The IAEA has released a new version of a software tool for comparing the economics of different technologies for electricity generation. Developed and updated by the IAEA’s International Project on Innovative Nuclear Reactors and Fuel Cycles (INPRO), the Nuclear Energy System Economics Support Tool (NEST) evaluates the economics of different reactor types and fuel cycles.
“NEST also allows the comparison of economic characteristics of nuclear power plants with other sources, such as fossil fuel plants,” said Andriy Korinny of the IAEA’s INPRO Section. “We’ve expanded this latest version to include wind and solar power plants, in addition to other evaluation features. This will increase the usefulness of the tool for Member States.”
NEST can be used to calculate costs such as total capital investment and levelized unit energy as well as financial figures of merit including return on investment, internal rates of return and net present values. Calculations can be performed for different nuclear fuel cycle conditions including a fuel assemblies purchase and spent fuel ‘take-back’ option, once-through fuel cycles and closed fuel cycles.

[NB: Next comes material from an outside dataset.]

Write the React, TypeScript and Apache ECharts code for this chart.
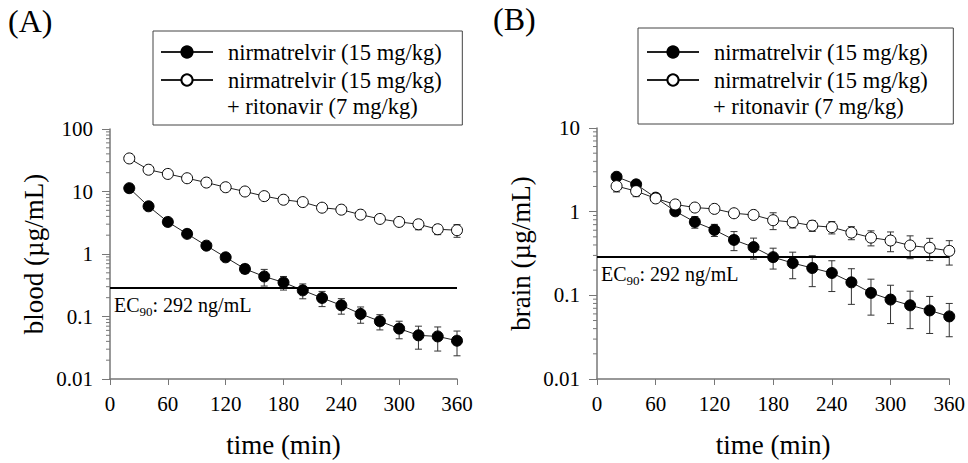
import React, { useEffect, useRef } from "react";
import * as echarts from "echarts";

const FONT = "Liberation Serif, Times New Roman, serif";

const TIME = [20, 40, 60, 80, 100, 120, 140, 160, 180, 200, 220, 240, 260, 280, 300, 320, 340, 360];

// Panel A: blood (µg/mL)
const A_N_MEAN = [11.3, 5.8, 3.26, 2.1, 1.36, 0.885, 0.578, 0.437, 0.351, 0.262, 0.198, 0.151, 0.11, 0.084, 0.064, 0.05, 0.048, 0.041];
const A_N_SD = [1.0, 0.5, 0.3, 0.2, 0.15, 0.12, 0.09, 0.13, 0.086, 0.07, 0.054, 0.042, 0.032, 0.023, 0.02, 0.02, 0.02, 0.0175];
const A_NR_MEAN = [33.8, 22.3, 19.1, 16.3, 13.9, 11.7, 10.0, 8.43, 7.38, 6.77, 5.51, 5.12, 4.26, 3.64, 3.26, 2.99, 2.49, 2.4];
const A_NR_SD = [3, 2, 1.5, 1.3, 1.1, 1.0, 0.8, 0.7, 0.6, 0.6, 0.5, 0.5, 0.45, 0.4, 0.45, 0.55, 0.45, 0.55];

// Panel B: brain (µg/mL)
const B_N_MEAN = [2.61, 2.12, 1.47, 1.01, 0.754, 0.605, 0.46, 0.377, 0.286, 0.243, 0.212, 0.185, 0.143, 0.107, 0.089, 0.076, 0.066, 0.056];
const B_N_SD = [0.15, 0.12, 0.1, 0.1, 0.12, 0.1, 0.118, 0.106, 0.08, 0.085, 0.085, 0.074, 0.065, 0.049, 0.043, 0.036, 0.031, 0.024];
const B_NR_MEAN = [2.02, 1.76, 1.44, 1.22, 1.12, 1.08, 0.957, 0.914, 0.79, 0.748, 0.681, 0.652, 0.562, 0.49, 0.452, 0.394, 0.37, 0.34];
const B_NR_SD = [0.3, 0.25, 0.1, 0.08, 0.08, 0.08, 0.08, 0.1, 0.18, 0.11, 0.1, 0.11, 0.1, 0.1, 0.12, 0.12, 0.11, 0.11];

const EC90 = 0.292; // µg/mL (292 ng/mL)
const X_TICKS = { min: 0, max: 360, interval: 60 };
const Y_RANGE_A = { min: 0.01, max: 100 };
const Y_RANGE_B = { min: 0.01, max: 10 };
const DECADES_A = [0.01, 0.1, 1, 10];
const DECADES_B = [0.01, 0.1, 1];
const MINOR_MULT = [2, 3, 4, 5, 6, 7, 8, 9];

const NAME_N = "nirmatrelvir (15 mg/kg)";
const NAME_NR = "nirmatrelvir (15 mg/kg) ";
const NAME_NR_LINE2 = "+ ritonavir (7 mg/kg)";

const AXIS_COLOR = "#777";
const LEGEND_FONT = 22.5;

function minorValues(decades: number[]) {
  const out: number[][] = [];
  decades.forEach((d) => MINOR_MULT.forEach((m) => out.push([0, +(d * m).toPrecision(6)])));
  return out;
}

function errData(mean: number[], sd: number[]) {
  return TIME.map((t, i) => [t, mean[i], sd[i]]);
}

function lineData(mean: number[]) {
  return TIME.map((t, i) => [t, mean[i]]);
}

const errorRender = (params: any, api: any) => {
  const x = api.value(0);
  const m = api.value(1);
  const s = api.value(2);
  const top = api.coord([x, m + s]);
  const bot = api.coord([x, Math.max(m - s, 1e-5)]);
  const hw = 3.5;
  const st = { stroke: "#333", lineWidth: 1 };
  return {
    type: "group",
    children: [
      { type: "line", shape: { x1: top[0], y1: top[1], x2: bot[0], y2: bot[1] }, style: st },
      { type: "line", shape: { x1: top[0] - hw, y1: top[1], x2: top[0] + hw, y2: top[1] }, style: st },
      { type: "line", shape: { x1: bot[0] - hw, y1: bot[1], x2: bot[0] + hw, y2: bot[1] }, style: st },
    ],
  };
};

const minorRender = (params: any, api: any) => {
  const p = api.coord([api.value(0), api.value(1)]);
  return {
    type: "line",
    shape: { x1: p[0] - 4, y1: p[1], x2: p[0], y2: p[1] },
    style: { stroke: AXIS_COLOR, lineWidth: 1 },
  };
};

function xAxis(gridIndex: number) {
  return {
    type: "value",
    gridIndex,
    ...X_TICKS,
    name: "time (min)",
    nameLocation: "middle",
    nameGap: 52,
    nameTextStyle: { fontSize: 27, fontFamily: FONT, color: "#000" },
    axisLine: { show: true, onZero: false, lineStyle: { color: AXIS_COLOR, width: 1.5 } },
    axisTick: { show: true, length: 6, lineStyle: { color: AXIS_COLOR, width: 1 } },
    axisLabel: { fontSize: 21, fontFamily: FONT, color: "#000", margin: 14 },
    splitLine: { show: false },
  };
}

function yAxis(gridIndex: number, name: string, range: { min: number; max: number }) {
  return {
    type: "log",
    logBase: 10,
    gridIndex,
    ...range,
    name,
    nameLocation: "middle",
    nameGap: 63,
    nameTextStyle: { fontSize: 27, fontFamily: FONT, color: "#000" },
    axisLine: { show: true, onZero: false, lineStyle: { color: AXIS_COLOR, width: 1.5 } },
    axisTick: { show: true, length: 8, lineStyle: { color: AXIS_COLOR, width: 1 } },
    axisLabel: {
      fontSize: 21,
      fontFamily: FONT,
      color: "#000",
      margin: 17,
      formatter: (v: number) => String(+(+v).toPrecision(3)),
    },
    splitLine: { show: false },
  };
}

function panelSeries(idx: number, nMean: number[], nSd: number[], nrMean: number[], nrSd: number[], decades: number[]) {
  return [
    {
      type: "custom",
      xAxisIndex: idx,
      yAxisIndex: idx,
      renderItem: minorRender,
      clip: false,
      silent: true,
      encode: { x: 0, y: 1 },
      data: minorValues(decades),
    },
    {
      type: "custom",
      xAxisIndex: idx,
      yAxisIndex: idx,
      renderItem: errorRender,
      clip: false,
      silent: true,
      encode: { x: 0, y: 1 },
      data: errData(nMean, nSd),
    },
    {
      type: "custom",
      xAxisIndex: idx,
      yAxisIndex: idx,
      renderItem: errorRender,
      clip: false,
      silent: true,
      encode: { x: 0, y: 1 },
      data: errData(nrMean, nrSd),
    },
    {
      type: "line",
      name: NAME_N,
      xAxisIndex: idx,
      yAxisIndex: idx,
      data: lineData(nMean),
      symbol: "circle",
      symbolSize: 11,
      clip: false,
      lineStyle: { color: "#222", width: 1 },
      itemStyle: { color: "#000", borderColor: "#000", borderWidth: 1 },
      markLine: {
        silent: true,
        symbol: "none",
        lineStyle: { color: "#000", width: 2, type: "solid" },
        label: {
          show: true,
          position: "insideStartBottom",
          distance: 4,
          formatter: "{a|EC}{b|90}{a|: 292 ng/mL}",
          rich: {
            a: { fontSize: 20, fontFamily: FONT, color: "#000" },
            b: { fontSize: 13, fontFamily: FONT, color: "#000", padding: [14, 0, 0, 0] },
          },
        },
        data: [[{ coord: [X_TICKS.min, EC90] }, { coord: [X_TICKS.max, EC90] }]],
      },
    },
    {
      type: "line",
      name: NAME_NR,
      xAxisIndex: idx,
      yAxisIndex: idx,
      data: lineData(nrMean),
      symbol: "circle",
      symbolSize: 11,
      clip: false,
      lineStyle: { color: "#222", width: 1 },
      itemStyle: { color: "#fff", borderColor: "#000", borderWidth: 1 },
    },
  ];
}

function legend(left: number, top: number, padding: number[]) {
  return {
    left,
    top,
    orient: "vertical",
    itemWidth: 52,
    itemHeight: 14,
    itemGap: 1,
    padding,
    borderColor: "#444",
    borderWidth: 1,
    selectedMode: false,
    textStyle: { fontSize: LEGEND_FONT, fontFamily: FONT, color: "#000", lineHeight: 27, padding: [0, 0, 0, 10] },
    data: [NAME_N, NAME_NR],
  };
}

export default function App() {
  const ref = useRef<HTMLDivElement>(null);
  useEffect(() => {
    if (!ref.current) return;
    const chart = echarts.init(ref.current, null, { renderer: "svg" });
    chart.setOption({
      animation: false,
      backgroundColor: "#fff",
      grid: [
        { left: 110, top: 129, width: 347, height: 250 },
        { left: 597, top: 128, width: 354, height: 252 },
      ],
      xAxis: [xAxis(0), xAxis(1)],
      yAxis: [yAxis(0, "blood (µg/mL)", Y_RANGE_A), yAxis(1, "brain (µg/mL)", Y_RANGE_B)],
      legend: [legend(153, 31, [7.5, 15, 31.5, 7]), legend(638, 28, [10.5, 20, 30.5, 8])],
      graphic: [
        { type: "text", x: 8, y: 5, style: { text: "(A)", fontSize: 32, fontFamily: FONT, fill: "#000" } },
        { type: "text", x: 493, y: 3, style: { text: "(B)", fontSize: 32, fontFamily: FONT, fill: "#000" } },
        {
          type: "text",
          x: 227,
          y: 106,
          style: { text: NAME_NR_LINE2, fontSize: LEGEND_FONT, fontFamily: FONT, fill: "#000", verticalAlign: "middle" },
        },
        {
          type: "text",
          x: 713,
          y: 106,
          style: { text: NAME_NR_LINE2, fontSize: LEGEND_FONT, fontFamily: FONT, fill: "#000", verticalAlign: "middle" },
        },
      ],
      series: [
        ...panelSeries(0, A_N_MEAN, A_N_SD, A_NR_MEAN, A_NR_SD, DECADES_A),
        ...panelSeries(1, B_N_MEAN, B_N_SD, B_NR_MEAN, B_NR_SD, DECADES_B),
      ],
    });
    return () => chart.dispose();
  }, []);
  return <div ref={ref} style={{ position: "fixed", left: 0, top: 0, width: 968, height: 463 }} />;
}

NEST was developed as part of IAEA nuclear energy system sustainability assessments (NESA) to enable an economic analysis using the INPRO methodology. The first version was completed in 2012. Since then, the economic support tool has been continuously improved based on Member State reviews and feedback. Recent enhancements made include a more user-friendly interface, adaptable structure and graphics support. Further updates have refined the algorithms on which NEST results are based. Benchmark exercises of NEST and the Generation IV International Forum's G4ECONS tool (Generation 4 Excel-based calculation of nuclear systems) also contributed to improvements.
NEST’s first two user countries were Argentina and Belarus, which conducted NESA studies. Later China, India, Indonesia, Romania, Russia and Ukraine applied the tool in assessing the sustainability of their existing or planned nuclear energy systems. It was also distributed widely to dozens of other countries, most recently to Ghana and Kenya, which are considering nuclear power.
NEST has been used in numerous training activities of the INPRO Section and the Planning and Economics Studies Section (PESS). It is also part of the new INPRO service on Analysis Support for Enhanced Nuclear Energy Sustainability (ASENES).
“NEST is useful for experienced nuclear engineers as well as trainers who would like to build capacity among junior analysts,” said Andrii Gritsevskyi of the IAEA's Planning and Economics Studies Section. “It helps users with limited experience in energy systems modelling to identify key economic and technical parameters that significantly impact results. It is an efficient training and educational tool for nuclear engineers willing to expand their knowledge in energy economics.”
The updated version is intended for nuclear engineers from technical support organisations who are interested in economic evaluations and nuclear power programme planning. It will also be useful for countries planning to build their first nuclear power plant or expanding an existing nuclear fleet.